The consultant who says Kelowna needs a minimum of 15 new RCMP officers to adequately fight crime in the city, says the Kelowna detachment is “chronically understaffed” and has been for the last 10 years.
Saskatoon-based consultant Robert Prosser, who presented his report to Kelowna city council Monday, said as it now stands the detachment actually needs 40 more officers but with a significant reduction in crime levels that number could be reduced to between 15 and 20 new officers. Fifteen new cops would cost the city an extra $2 million per year and that alone would equate to a tax hike of about two per cent.
Following his presentation to council, Prosser said if the city wants to see a hoped for reduction in crime rates any time soon, it should kick-start the process and fund more than the four new officers and additional civilian crime analyst it agreed to hire two weeks ago. Those new officers will bot likely be here until the fall.
“If you add four or five (officers) per year, it’s only going to prolong the results,” said Prosser.
The $50,000 study he conducted not only recommends more cops be hired by the city, it also says that while Kelowna’s crime rate has pretty much stayed the same over the last eight years, other, similar-sized communities in the province have seen dramatic decreases because they did, in the past, what Kelowna is now being told to do.
Prosser compared Kelowna to several other B.C. communities as a comparison—communities he would not publicly identify but whose identities are known to city officials—and found that through proactive measures and crime prevention tactics, crime levels were reduced as much as 31 per cent.
Because the Kelowna RCMP detachment members are so overworked, there is little or no time for crime prevention here, he said.
Statistics Canada has identified Kelowna as the most under policed metropolitan area in the country,
Local RCMP Supt. Bill McKinnon said Prosser’s report has borne out what he has been telling city council for years, he need more officer here to handle the current workload.
One indicator of that workload at the Doyle Avenue detachments is an astounding 52,625 hours of accrued vacation time owed to local cops, as well as 3,649 hours of accrued overtime. The vacation and overtime cannot be taken because of officers are so busy. The overtime and vacation could cost the city as much as $3 million more on top of the nearly $20 million it currently pays for policing.
While Prosser’s report says the minimum number of additional officers required here is just over 15, he said because Kelowna is a popular tourist destination in the summer— attracting an estimated 1.5 million visitors—he did not think that the desired crime reduction numbers could realistically be reached to bring the number of Criminal Code cases per 100,000 population down to 70 from the current 128.
So he said the number of new officers required for the city is likely more like 20. He also recommended a third crime analyst be hired by the city, as it has been shown in other communities crime analysts are a tremendous help in lowering crime rates.

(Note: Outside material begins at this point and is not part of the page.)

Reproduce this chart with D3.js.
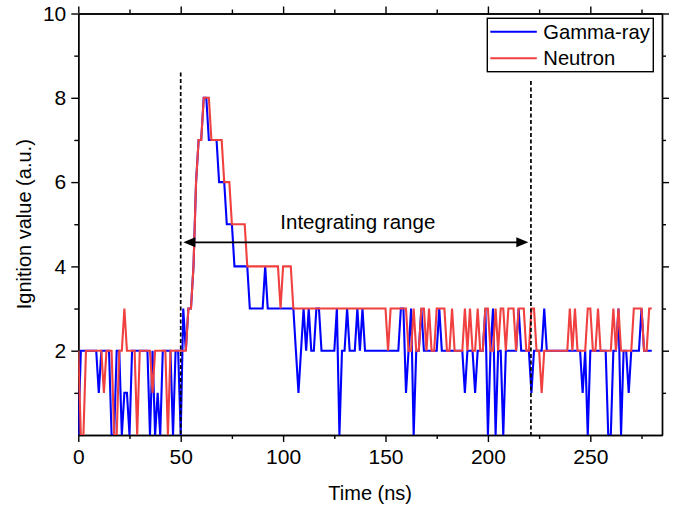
<!DOCTYPE html>
<html>
<head>
<meta charset="utf-8">
<script src="https://cdn.jsdelivr.net/npm/d3@7"></script>
<style>
  body { margin: 0; background: #fff; }
  text { font-family: "Liberation Sans", Arial, sans-serif; fill: #000; }
</style>
</head>
<body>
<svg id="chart" width="689" height="510"></svg>
<script>
// Sample times (ns), 1.25 ns sampling
const timeNs = [
  0, 1.25, 2.5, 3.75, 5, 6.25, 7.5, 8.75,
  10, 11.25, 12.5, 13.75, 15, 16.25, 17.5, 18.75,
  20, 21.25, 22.5, 23.75, 25, 26.25, 27.5, 28.75,
  30, 31.25, 32.5, 33.75, 35, 36.25, 37.5, 38.75,
  40, 41.25, 42.5, 43.75, 45, 46.25, 47.5, 48.75,
  50, 51.25, 52.5, 53.75, 55, 56.25, 57.5, 58.75,
  60, 61.25, 62.5, 63.75, 65, 66.25, 67.5, 68.75,
  70, 71.25, 72.5, 73.75, 75, 76.25, 77.5, 78.75,
  80, 81.25, 82.5, 83.75, 85, 86.25, 87.5, 88.75,
  90, 91.25, 92.5, 93.75, 95, 96.25, 97.5, 98.75,
  100, 101.25, 102.5, 103.75, 105, 106.25, 107.5, 108.75,
  110, 111.25, 112.5, 113.75, 115, 116.25, 117.5, 118.75,
  120, 121.25, 122.5, 123.75, 125, 126.25, 127.5, 128.75,
  130, 131.25, 132.5, 133.75, 135, 136.25, 137.5, 138.75,
  140, 141.25, 142.5, 143.75, 145, 146.25, 147.5, 148.75,
  150, 151.25, 152.5, 153.75, 155, 156.25, 157.5, 158.75,
  160, 161.25, 162.5, 163.75, 165, 166.25, 167.5, 168.75,
  170, 171.25, 172.5, 173.75, 175, 176.25, 177.5, 178.75,
  180, 181.25, 182.5, 183.75, 185, 186.25, 187.5, 188.75,
  190, 191.25, 192.5, 193.75, 195, 196.25, 197.5, 198.75,
  200, 201.25, 202.5, 203.75, 205, 206.25, 207.5, 208.75,
  210, 211.25, 212.5, 213.75, 215, 216.25, 217.5, 218.75,
  220, 221.25, 222.5, 223.75, 225, 226.25, 227.5, 228.75,
  230, 231.25, 232.5, 233.75, 235, 236.25, 237.5, 238.75,
  240, 241.25, 242.5, 243.75, 245, 246.25, 247.5, 248.75,
  250, 251.25, 252.5, 253.75, 255, 256.25, 257.5, 258.75,
  260, 261.25, 262.5, 263.75, 265, 266.25, 267.5, 268.75,
  270, 271.25, 272.5, 273.75, 275, 276.25, 277.5, 278.75,
  280
];

// Ignition value, gamma-ray channel
const gammaRay = [
  0, 2, 2, 2, 2, 2, 2, 2,
  1, 2, 2, 2, 2, 0, 0, 2,
  2, 0, 1, 1, 0, 2, 2, 2,
  2, 2, 2, 2, 0, 2, 0, 1,
  0, 2, 2, 2, 2, 0, 2, 2,
  0, 3, 2, 3, 3, 4, 6, 7,
  7, 8, 8, 7, 7, 7, 7, 6,
  6, 6, 5, 5, 5, 4, 4, 4,
  4, 4, 4, 3, 3, 3, 3, 3,
  3, 4, 3, 3, 3, 3, 3, 3,
  3, 3, 3, 3, 3, 2, 1, 2,
  3, 2, 3, 2, 2, 3, 3, 2,
  2, 2, 2, 2, 2, 3, 0, 2,
  2, 3, 2, 2, 2, 3, 2, 3,
  2, 2, 2, 2, 2, 2, 2, 2,
  2, 2, 2, 2, 2, 2, 3, 3,
  1, 2, 3, 0, 2, 2, 3, 2,
  2, 2, 2, 2, 2, 3, 2, 2,
  2, 2, 2, 2, 2, 2, 2, 1,
  2, 2, 2, 1, 2, 2, 2, 3,
  0, 2, 3, 0, 2, 2, 0, 2,
  2, 2, 2, 2, 3, 2, 2, 2,
  2, 1, 2, 2, 2, 2, 3, 2,
  2, 2, 2, 2, 2, 2, 2, 2,
  2, 2, 2, 2, 2, 1, 2, 0,
  2, 2, 2, 2, 2, 2, 2, 0,
  0, 2, 2, 3, 0, 2, 2, 1,
  2, 2, 2, 2, 3, 2, 2, 2,
  2
];

// Ignition value, neutron channel
const neutron = [
  2, 0, 0, 2, 2, 2, 2, 2,
  2, 2, 1, 2, 2, 2, 0, 0,
  2, 2, 3, 2, 2, 2, 2, 0,
  2, 2, 2, 2, 2, 1, 2, 2,
  2, 2, 2, 0, 2, 2, 2, 2,
  2, 2, 2, 3, 3, 4, 6, 7,
  7, 8, 8, 8, 7, 7, 7, 7,
  7, 6, 6, 6, 5, 5, 5, 5,
  5, 5, 4, 4, 4, 4, 4, 4,
  4, 4, 4, 4, 4, 4, 4, 3,
  4, 4, 4, 4, 3, 3, 3, 3,
  3, 3, 3, 3, 3, 3, 3, 3,
  3, 3, 3, 3, 3, 3, 3, 3,
  3, 3, 3, 3, 3, 3, 3, 3,
  3, 3, 3, 3, 3, 3, 3, 3,
  3, 2, 3, 3, 3, 3, 3, 3,
  3, 2, 2, 3, 2, 2, 3, 3,
  2, 3, 2, 2, 3, 3, 3, 3,
  2, 2, 3, 2, 2, 2, 2, 3,
  2, 3, 2, 2, 3, 2, 2, 3,
  3, 2, 2, 3, 2, 3, 3, 2,
  3, 3, 3, 2, 3, 3, 3, 2,
  2, 3, 3, 2, 2, 1, 2, 2,
  2, 2, 2, 2, 2, 2, 2, 2,
  3, 2, 3, 2, 2, 2, 2, 3,
  3, 2, 2, 3, 2, 2, 2, 2,
  2, 3, 2, 3, 2, 2, 2, 2,
  2, 3, 3, 3, 3, 2, 2, 3,
  3
];

const seriesNames = ["Gamma-ray", "Neutron"];
const xMajorTicks = [0, 50, 100, 150, 200, 250];
const xMinorTicks = [25, 75, 125, 175, 225, 275];
const yMajorTicks = [2, 4, 6, 8, 10];
const yMinorTicks = [1, 3, 5, 7, 9];
const annotationText = "Integrating range";
const gateStartNs = 50;
const gateEndNs = 221;

// ---- layout ----
const svg = d3.select("#chart");
const W = 689, H = 510;
const plot = { left: 78.3, right: 662, top: 13.5, bottom: 435 };
const colors = { gamma: "#0000ff", neutron: "#f04040" };

svg.append("rect").attr("width", W).attr("height", H).attr("fill", "#fff");

const x = d3.scaleLinear().domain([0, 285]).range([plot.left, plot.right]);
const y = d3.scaleLinear().domain([0, 10]).range([plot.bottom, plot.top]);

const tickFont = 21;

// axes: bottom / left labelled, top / right ticks only, all ticks pointing outward
function styleAxis(g) {
  g.selectAll("path.domain").attr("stroke", "#000").attr("stroke-width", 1.4);
  g.selectAll(".tick line").attr("stroke", "#000").attr("stroke-width", 1.4);
  g.selectAll(".tick text").attr("font-size", tickFont)
    .attr("font-family", '"Liberation Sans", Arial, sans-serif').attr("fill", "#000");
}

// bottom
svg.append("g").attr("transform", `translate(0,${plot.bottom})`)
  .call(d3.axisBottom(x).tickValues(xMajorTicks).tickSizeInner(7).tickSizeOuter(0).tickPadding(7).tickFormat(d3.format("d")))
  .call(styleAxis);
svg.append("g").attr("transform", `translate(0,${plot.bottom})`)
  .call(d3.axisBottom(x).tickValues(xMinorTicks).tickSizeInner(4).tickSizeOuter(0).tickFormat(""))
  .call(styleAxis);
// top
svg.append("g").attr("transform", `translate(0,${plot.top})`)
  .call(d3.axisTop(x).tickValues(xMajorTicks).tickSizeInner(7).tickSizeOuter(0).tickFormat(""))
  .call(styleAxis);
svg.append("g").attr("transform", `translate(0,${plot.top})`)
  .call(d3.axisTop(x).tickValues(xMinorTicks).tickSizeInner(4).tickSizeOuter(0).tickFormat(""))
  .call(styleAxis);
// left
svg.append("g").attr("transform", `translate(${plot.left},0)`)
  .call(d3.axisLeft(y).tickValues(yMajorTicks).tickSizeInner(7).tickSizeOuter(0).tickPadding(5).tickFormat(d3.format("d")))
  .call(styleAxis);
svg.append("g").attr("transform", `translate(${plot.left},0)`)
  .call(d3.axisLeft(y).tickValues(yMinorTicks).tickSizeInner(4).tickSizeOuter(0).tickFormat(""))
  .call(styleAxis);
// right
svg.append("g").attr("transform", `translate(${plot.right},0)`)
  .call(d3.axisRight(y).tickValues(yMajorTicks).tickSizeInner(7).tickSizeOuter(0).tickFormat(""))
  .call(styleAxis);
svg.append("g").attr("transform", `translate(${plot.right},0)`)
  .call(d3.axisRight(y).tickValues(yMinorTicks).tickSizeInner(4).tickSizeOuter(0).tickFormat(""))
  .call(styleAxis);

// axis titles
svg.append("text")
  .attr("x", (plot.left + plot.right) / 2).attr("y", 500)
  .attr("text-anchor", "middle").attr("font-size", 20)
  .text("Time (ns)");
svg.append("text")
  .attr("transform", `translate(31,${(plot.top + plot.bottom) / 2}) rotate(-90)`)
  .attr("text-anchor", "middle").attr("font-size", 20)
  .text("Ignition value (a.u.)");

// ---- data lines ----
const clipId = "plot-clip";
svg.append("clipPath").attr("id", clipId).append("rect")
  .attr("x", plot.left).attr("y", plot.top - 2)
  .attr("width", plot.right - plot.left).attr("height", plot.bottom - plot.top + 2);

const line = vals => d3.line()
  .x((d, i) => x(timeNs[i]))
  .y(d => y(d))(vals);

const dataG = svg.append("g").attr("clip-path", `url(#${clipId})`);
dataG.append("path").attr("d", line(gammaRay))
  .attr("fill", "none").attr("stroke", colors.gamma).attr("stroke-width", 2.1);
dataG.append("path").attr("d", line(neutron))
  .attr("fill", "none").attr("stroke", colors.neutron).attr("stroke-width", 2.1);

// ---- integrating window ----
const gateTop = [8.6, 8.4];
[gateStartNs, gateEndNs].forEach((t, k) => {
  svg.append("line")
    .attr("x1", x(t)).attr("x2", x(t))
    .attr("y1", y(gateTop[k])).attr("y2", plot.bottom)
    .attr("stroke", "#000").attr("stroke-width", 1.7)
    .attr("stroke-dasharray", "4,2.5");
});

const arrowY = y(4.57);
const ax1 = x(gateStartNs) + 2.6, ax2 = x(gateEndNs) - 2.6;
const headL = 12, headW = 5;
svg.append("line")
  .attr("x1", ax1 + headL - 1).attr("x2", ax2 - headL + 1)
  .attr("y1", arrowY).attr("y2", arrowY)
  .attr("stroke", "#000").attr("stroke-width", 1.8);
svg.append("path")
  .attr("d", `M${ax1},${arrowY} L${ax1 + headL},${arrowY - headW} L${ax1 + headL},${arrowY + headW} Z`)
  .attr("fill", "#000");
svg.append("path")
  .attr("d", `M${ax2},${arrowY} L${ax2 - headL},${arrowY - headW} L${ax2 - headL},${arrowY + headW} Z`)
  .attr("fill", "#000");
svg.append("text")
  .attr("x", (ax1 + ax2) / 2 + 2).attr("y", 228.5)
  .attr("text-anchor", "middle").attr("font-size", 20.5)
  .text(annotationText);

// ---- legend ----
const legend = svg.append("g").attr("transform", "translate(487.3,18.3)");
legend.append("rect").attr("width", 166).attr("height", 53.4)
  .attr("fill", "#fff").attr("stroke", "#000").attr("stroke-width", 1.4);
[colors.gamma, colors.neutron].forEach((c, k) => {
  const ly = 13.4 + k * 26.6;
  legend.append("line").attr("x1", 3).attr("x2", 49.5)
    .attr("y1", ly).attr("y2", ly)
    .attr("stroke", c).attr("stroke-width", 2);
  legend.append("text").attr("x", 56).attr("y", ly + 7.2)
    .attr("font-size", 20.2).text(seriesNames[k]);
});
</script>
</body>
</html>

Prosser’s report says as more officers are hired and Criminal Code offences are reduced to a more realistic 90 per 100,000 population, more pro-active initiatives and crime prevention measures can be made here by RCMP members who have more time time to be out in the community.
City council instructed four senior staff members to prepare a report based on Prosser’s recommendations for its consideration before it finalizes the 2012 budget in May. The report is scheduled to go to council before the end of April.
While not committing to adding more police officers than council has already approved for this year, Mayor Walter Gray said council must consider taxes on one hand and levels of service on the other. The current proposed city budget calls for an tax increase of just one-tenth of one per cent for 2012.
“It comes down to the cost of services verses the need for services based on the public’s appetite for change,” he said.